Dabei wäre liberalisierte Arbeitsmigration effektive Entwicklungshilfe. Schon heute sind die Rücküberweisungen von Migranten nach Südasien ein wesentlicher Wirtschaftsfaktor. So betont auch der indische Arbeitsexperte Uday Verma in seinem Vortrag, dass die Emigration von Arbeitskräften von Vorteil für Indien sei. Die Überweisungen kommen nicht nur den Familien zugute, ein Teil wird auch investiert. Zudem kommen auf diesem Weg dringend benötigte Devisen ins Land.

Migration wirkt auch als Sicherheitsventil für die angespannten Arbeitsmärkte in Südasien. Häufig waren die Migranten in ihrem Herkunftsland arbeitslos – sowohl die unqualifizierten wie die hoch qualifizierten – und reduzieren durch ihren Weggang sowohl die Arbeitslosigkeit wie auch die Unzufriedenheit. Dies gilt insbesondere für bestimmte Regionen wie Kerala in Südindien. Pradeep Mehta von der indischen Organisation CUTS fügt hinzu, dass Arbeitsmigration nicht „brain drain“ sondern „brain gain“ bedeutet. Die Migranten kämen mit neuem Wissen zurück und könnten dies dann produktiv in ihrem Herkunftsland einsetzen.
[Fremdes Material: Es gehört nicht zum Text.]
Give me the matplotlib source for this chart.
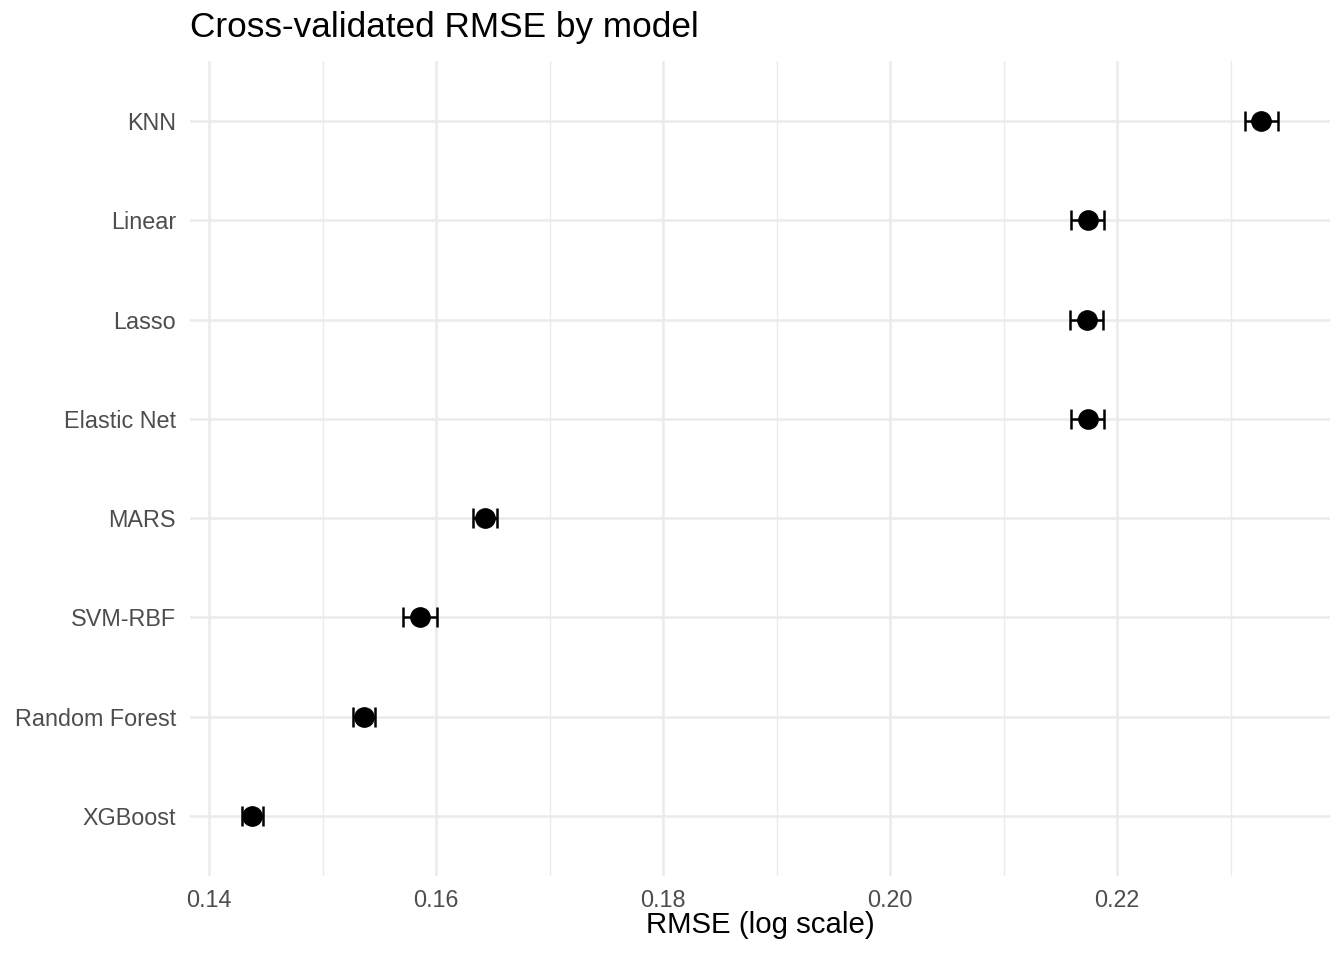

Auch wenn für sie alle eine Liberalisierung der Arbeitsmigration im Interesse der südasiatischen Länder ist, sind sich die Teilnehmerinnen und Teilnehmer der Konferenz auch einig, dass Migranten auch viele Probleme mit sich bringt. Gerade im Nahen Osten arbeiten viele südasiatischen Migranten unter schlechten Arbeitsbedingungen. Versprechungen und internationale Normen werden oft nicht eingehalten. Insbesondere Frauen werden ausgebeutet und misshandelt. Daher fordert Christopher Ng, dass die Rechte von Arbeitsmigranten verbindlich geregelt werden und die Arbeitsnormen eingehalten werden.